Scientists have for the first time detected gravitational waves, ripples in space and time hypothesized by Albert Einstein a century ago, in a landmark discovery announced on Thursday that opens a new window for studying the cosmos.
The researchers said they detected gravitational waves coming from two distant black holes --extraordinarily dense objects whose existence also was foreseen by Einstein -- that orbited one another, spiraled inward and smashed together. They said the waves were the product of a collision between two black holes roughly 30 times the mass of the Sun, located 1.3 billion light years from Earth.
"Ladies and gentlemen, we have detected gravitational waves. We did it," said California Institute of Technology physicist David Reitze, triggering applause at a packed news conference in Washington.
"It's been a very long road, but this is just the beginning," Louisiana State University physicist Gabriela Gonzalez told the news conference, touting the opening of a new era in astronomy.
The scientific milestone was achieved using a pair of giant laser detectors in the United States, located in Louisiana and Washington state, capping a decades-long quest to find these waves.
"The colliding black holes that produced these gravitational waves created a violent storm in the fabric of space and time, a storm in which time speeded up, and slowed down, and speeded up again, a storm in which the shape of space was bent in this way and that way," Caltech physicist Kip Thorne said.

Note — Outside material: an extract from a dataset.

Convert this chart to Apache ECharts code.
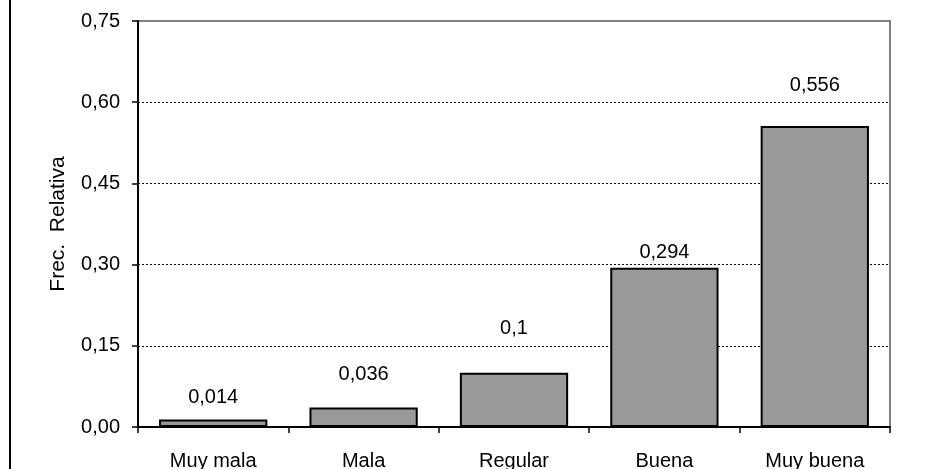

The two laser instruments, which work in unison, are known as the Laser Interferometer Gravitational-Wave Observatory (LIGO). They were able to detect remarkably small vibrations from passing gravitational waves. After detecting the gravitational wave signal, the scientists said they converted it into audio waves and were able to listen to the sounds of the two black holes merging.
"We're actually hearing them go thump in the night," Massachusetts Institute of Technology physicist Matthew Evans said. "We're getting a signal which arrives at Earth, and we can put it on a speaker, and we can hear these black holes go, 'Whoop.' There's a very visceral connection to this observation."
The scientists said they first detected the gravitational waves last Sept. 14.
"We are really witnessing the opening of a new tool for doing astronomy," MIT astrophysicist Nergis Mavalvala said in an interview. "We have turned on a new sense. We have been able to see and now we will be able to hear as well."
Einstein in 1916 proposed the existence of gravitational waves as an outgrowth of his ground-breaking general theory of relativity, which depicted gravity as a distortion of space and time triggered by the presence of matter. But until now scientists had found only indirect evidence of their existence.
OPEN THE DOOR
Scientists said gravitational waves open a door for a new way to observe the universe and gain knowledge about enigmatic objects like black holes and neutron stars. By studying gravitational waves they also hope to gain insight into the nature of the very early universe, which has remained mysterious.
Everything we know about the cosmos stems from electromagnetic waves such as radio waves, visible light, infrared light, X-rays and gamma rays. But because such waves encounter interference as they travel across the universe, they can tell only part of the story.
Gravitational waves experience no such barriers, meaning they can offer a wealth of additional information. Black holes, for example, do not emit light, radio waves and the like, but can be studied via gravitational waves.
The scientists said that because gravitational waves are so radically different from electromagnetic waves they expect them to reveal big surprises about the universe.
Scientists sounded positively giddy over the discovery.
"This is the holy grail of science," said Rochester Institute of Technology astrophysicist Carlos Lousto. "The last time anything like this happened was in 1888 when Heinrich Hertz detected the radio waves that had been predicted by James Clerk Maxwell's field-equations of electromagnetism in 1865," added Durham University physicist Tom McLeish.
"It is really a truly, truly exciting event," said Abhay Ashtekar, director of Penn State University's Institute for Gravitation and the Cosmos. "It opens a brand new window on the universe."
Ashtekar said heavy celestial objects bend space and time but because of the relative weakness of the gravitational force the effect is miniscule except from massive and dense bodies like black holes and neutron stars. He said that when these objects collide, they send out ripples in the curvature of space and time that propagate as gravitational waves.
A black hole, a region of space so packed with matter that not even photons of light can escape the force of gravity, was detected for the first time in 1971.
Neutron stars are small, about the size of a city, but are extremely heavy, the compact remains of a larger star that died in a supernova explosion.
The LIGO observatories are funded by the National Science Foundation, an independent agency of the US government.